I say this because the white man would have related with Africa on equal terms and still ensure that Africa benefits from its education, trade and other goodies without going through the indignity of colonialism and denial of our humanity. The racist nature of colonialism and its forcefulness make it an evil enterprise no matter the so-called benefits derived from it. The master/servant relationship of imperialism makes it more odious.

Regardless of the benefits or otherwise of our amalgamation, we must as a nation decide to make it work or decide to go our separate ways as India and Pakistan did. Other examples of such political marriages that later led to divorce proliferate that it is needless itemizing them in this article. The growing ethnic tensions across the country arising from the menace of killer herdsmen, kidnapping for ransom and open grazing are all indications that all is not well with the polity.

They are clear pointers that we have not really evolved as a nation. They are equally signs that we have not fully addressed the national question or fundamental issues of nationhood like the people of India and Singapore. We still think and view things from ethnic configurations or religious sentiments or from the prism of party affiliation. It is sad that cattle rearing or cattle business is tearing us apart because of the nomadic nature we have decided to do the business instead of embracing ranching, which is the modern practice.

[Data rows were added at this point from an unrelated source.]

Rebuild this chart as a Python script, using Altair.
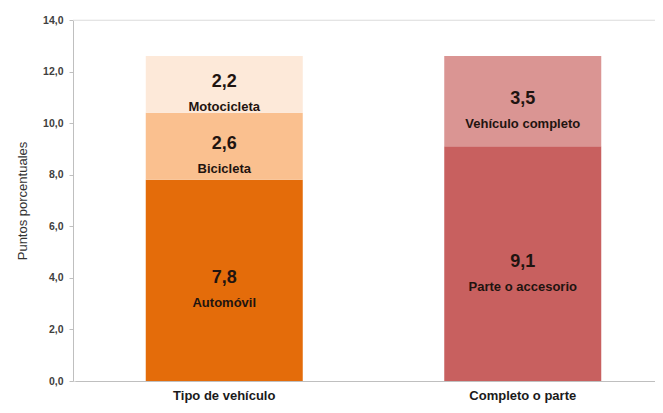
import altair as alt
import pandas as pd

groups = ["Tipo de vehículo", "Tipo de vehículo", "Tipo de vehículo",
          "Completo o parte", "Completo o parte"]
segments = ["Automóvil", "Bicicleta", "Motocicleta",
            "Parte o accesorio", "Vehículo completo"]
values = [7.8, 2.6, 2.2, 9.1, 3.5]
stack_order = [1, 2, 3, 1, 2]
colors = ["#E46C0A", "#FAC08F", "#FDE9D9", "#C8605F", "#DA9593"]
group_order = ["Tipo de vehículo", "Completo o parte"]
y_ticks = [0, 2, 4, 6, 8, 10, 12, 14]

df = pd.DataFrame({"grupo": groups, "segmento": segments, "valor": values,
                   "orden": stack_order})
df["fin"] = df.groupby("grupo")["valor"].cumsum()
df["inicio"] = df["fin"] - df["valor"]
df["medio"] = (df["inicio"] + df["fin"]) / 2
df["etiqueta"] = df["valor"].map(lambda v: f"{v:.1f}".replace(".", ","))

xscale = alt.Scale(domain=group_order, paddingInner=0, paddingOuter=0,
                   range=[2, 599])

x_enc = alt.X("grupo:N", sort=group_order, scale=xscale,
              axis=alt.Axis(title=None, labelAngle=0, labelFont="Liberation Sans",
                            labelFontSize=13, labelFontWeight="bold",
                            labelColor="#1a1a1a", labelPadding=8,
                            domainColor="#bfbfbf", ticks=False))

base = alt.Chart(df)

bars = base.mark_bar(size=157).encode(
    x=x_enc,
    y=alt.Y("inicio:Q", scale=alt.Scale(domain=[0, 14], nice=False),
            axis=alt.Axis(title="Puntos porcentuales", values=y_ticks,
                          labelExpr="replace(format(datum.value, '.1f'), '.', ',')",
                          labelFont="Liberation Sans", labelFontSize=10.5,
                          labelFontWeight="bold", labelColor="#404040",
                          labelPadding=6, tickSize=4, tickColor="#bfbfbf",
                          domainColor="#bfbfbf", grid=False,
                          titleFont="Liberation Sans", titleFontSize=13,
                          titleFontWeight="normal", titleColor="#333333",
                          titlePadding=13)),
    y2="fin:Q",
    color=alt.Color("segmento:N", scale=alt.Scale(domain=segments, range=colors),
                    legend=None),
)

vals = base.mark_text(font="Liberation Sans", fontSize=18, fontWeight="bold",
                      color="#1f1410", baseline="middle", dy=-2).encode(
    x=alt.X("grupo:N", sort=group_order, scale=xscale), y="medio:Q",
    text="etiqueta:N")

labs = base.mark_text(font="Liberation Sans", fontSize=13, fontWeight="bold",
                      color="#1f1410", baseline="middle", dy=23).encode(
    x=alt.X("grupo:N", sort=group_order, scale=xscale), y="medio:Q",
    text="segmento:N")

top = alt.Chart(pd.DataFrame({"y": [14]})).mark_rule(color="#ececec").encode(
    y="y:Q")

chart = alt.layer(top, bars, vals, labs).properties(
    width=582, height=361,
    autosize=alt.AutoSizeParams(type="none"),
    padding={"left": 65, "top": 12, "right": 0, "bottom": 24},
).configure_view(stroke=None).configure(background="white")

chart.save("out.html", embed_options={"renderer": "svg", "actions": False})
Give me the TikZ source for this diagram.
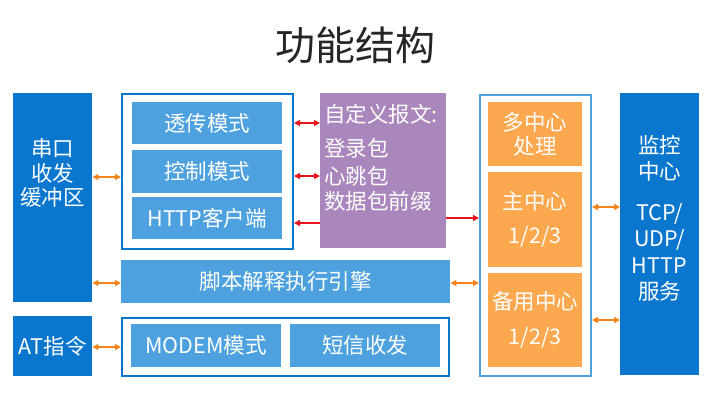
\documentclass[tikz,border=0pt]{standalone}
\usepackage{fontspec}
\setmainfont{Noto Sans CJK SC}
\usetikzlibrary{arrows.meta}
\definecolor{dblue}{HTML}{0A76CD}
\definecolor{lblue}{HTML}{4EA1DF}
\definecolor{purp}{HTML}{A987BC}
\definecolor{orbox}{HTML}{FBA84E}
\definecolor{orarrow}{HTML}{F5841F}
\definecolor{redarrow}{HTML}{E8141B}
\begin{document}
\begin{tikzpicture}[x=1pt,y=-1pt,
  box/.style={anchor=north west, inner sep=0pt, text=white, font=\fontsize{21.5}{26}\selectfont, align=center},
  btext/.style={inner sep=0pt, text=white, font=\fontsize{21.5}{26}\selectfont},
  frame/.style={anchor=north west, inner sep=0pt, draw, line width=2pt},
  oarrow/.style={draw=orarrow, line width=1.3pt, {Triangle[length=6pt,width=6pt]}-{Triangle[length=6pt,width=6pt]}},
  rarrow/.style={draw=redarrow, line width=1.3pt, {Triangle[length=6pt,width=6pt]}-{Triangle[length=6pt,width=6pt]}},
  rarrowr/.style={draw=redarrow, line width=1.3pt, -{Triangle[length=6pt,width=6pt]}}]
\useasboundingbox[fill=white] (0,0) rectangle (710,413);
\node[font=\fontsize{40}{48}\selectfont, text=black!85] (title) at (355,45) {功能结构};
% left column
\node[box, fill=dblue, minimum width=79pt, minimum height=209pt] (serial) at (13,93) {};
\node[btext, align=center] (serialtext) at (52.5,173) {串口\\[-1pt]收发\\[-2pt]缓冲区};
\node[box, fill=dblue, minimum width=79pt, minimum height=60pt] (at) at (13,316) {AT指令};
% frame 1
\node[frame, draw=dblue, minimum width=171pt, minimum height=155pt] (frame1) at (121,93) {};
\node[box, fill=lblue, minimum width=150pt, minimum height=42pt] (tc) at (132,102) {透传模式};
\node[box, fill=lblue, minimum width=150pt, minimum height=43pt] (ctrl) at (132,150) {控制模式};
\node[box, fill=lblue, minimum width=150pt, minimum height=42pt] (http) at (132,197) {HTTP客户端};
% purple
\node[box, fill=purp, minimum width=126pt, minimum height=155pt] (purple) at (320,93) {};
\node[btext, anchor=north west, align=left] (ptext) at (324,104) {自定义报文:\\[8pt]登录包\\[2pt]心跳包\\[-1pt]数据包前缀};
% script engine
\node[box, fill=lblue, minimum width=329pt, minimum height=43pt] (script) at (121,260) {脚本解释执行引擎};
% bottom frame
\node[frame, draw=dblue, minimum width=327pt, minimum height=58pt] (frame2) at (121,317) {};
\node[box, fill=lblue, minimum width=150pt, minimum height=43pt] (modem) at (131,324) {MODEM模式};
\node[box, fill=lblue, minimum width=150pt, minimum height=43pt] (sms) at (290,324) {短信收发};
% right frame
\node[frame, draw=lblue, minimum width=111pt, minimum height=281pt] (frame3) at (479,94) {};
\node[box, fill=orbox, minimum width=94pt, minimum height=64pt] (multi) at (488,102) {多中心\\[-2pt]处理};
\node[box, fill=orbox, minimum width=94pt, minimum height=95pt] (main) at (488,172) {主中心\\[8pt]1/2/3};
\node[box, fill=orbox, minimum width=94pt, minimum height=94pt] (backup) at (488,273) {备用中心\\[9pt]1/2/3};
% monitor
\node[box, fill=dblue, minimum width=79pt, minimum height=282pt] (monitor) at (620,93) {};
\node[btext, anchor=north, align=center, font=\fontsize{21.5}{26.5}\selectfont] (mtext) at (659.5,135) {监控\\中心\\[14pt]TCP/\\UDP/\\HTTP\\服务};
% arrows
\coordinate (y177) at (0,177);
\coordinate (y283) at (0,283);
\coordinate (y347) at (0,347);
\coordinate (y123) at (0,123);
\coordinate (y176) at (0,176);
\coordinate (y223) at (0,223);
\coordinate (y218) at (0,218);
\coordinate (y207) at (0,207);
\coordinate (y320) at (0,320);
\draw[oarrow] (serial.east |- y177) -- (frame1.west |- y177);
\draw[oarrow] (serial.east |- y283) -- (script.west |- y283);
\draw[oarrow] (at.east |- y347) -- (frame2.west |- y347);
\draw[oarrow] (script.east |- y283) -- (frame3.west |- y283);
\draw[rarrow] (frame1.east |- y123) -- (purple.west |- y123);
\draw[rarrow] (frame1.east |- y176) -- (purple.west |- y176);
\draw[rarrowr] (purple.west |- y223) -- (frame1.east |- y223);
\draw[rarrowr] (purple.east |- y218) -- (frame3.west |- y218);
\draw[oarrow] (frame3.east |- y207) -- (monitor.west |- y207);
\draw[oarrow] (frame3.east |- y320) -- (monitor.west |- y320);
\end{tikzpicture}
\end{document}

The so-called herders/farmers clashes occur because cattle were unleashed on farms and they destroy crops. The looming national hunger can be traced to these avoidable clashes because farmers have refused to go to farms for fear of being kidnapped, killed or raped by killer herdsmen which some reports claim are Fulanis. The quit notice issued to some unregistered herders in Ondo State by Governor Rotimi Akeredolu is because of these issues and herdsmen who used the forests to carry out kidnapping for ransom.

The rising tension in Oyo, Ogun, Edo, Abia states, and other parts of the country over herdsmen menace is simply because of brazen open grazing and its ugly consequences. One way to stop these clashes is to quickly embrace ranching as done in the United States and other advanced countries which produce more quality beef and cow milk than us. The time has come to stop nomadic cattle breeding because it is not good for the cattle and their breeders. It does not translate to more money to the breeders.

Since Governor Abdullahi Umar Ganduje of Kano State has offered enough land for ranching, we enjoin the cattle breeders to embrace it. Other states interested in cattle breeding can introduce ranching as well. With ranching, open grazing will no longer obtain and peace will return to the farms and all the ethnic tensions will ease.

Nevertheless, we shall not run away from restructuring the country as eminent Nigerians, including former Vice President, Atiku Abubakar, has recently enjoined. I believe that restructuring, which will entail devolution of more powers to the states and the practice of true federalism will save the country of the subsisting postcolonial traumas hampering its development.

Corrigendum

Due to production mix-up, the 1914 amalgamation of Nigeria was inadvertently written as 2014 in my column of last week, January 29, 2021 entitled, “Insecurity, open grazing and ranching.” The error is regretted. Robert Obioha.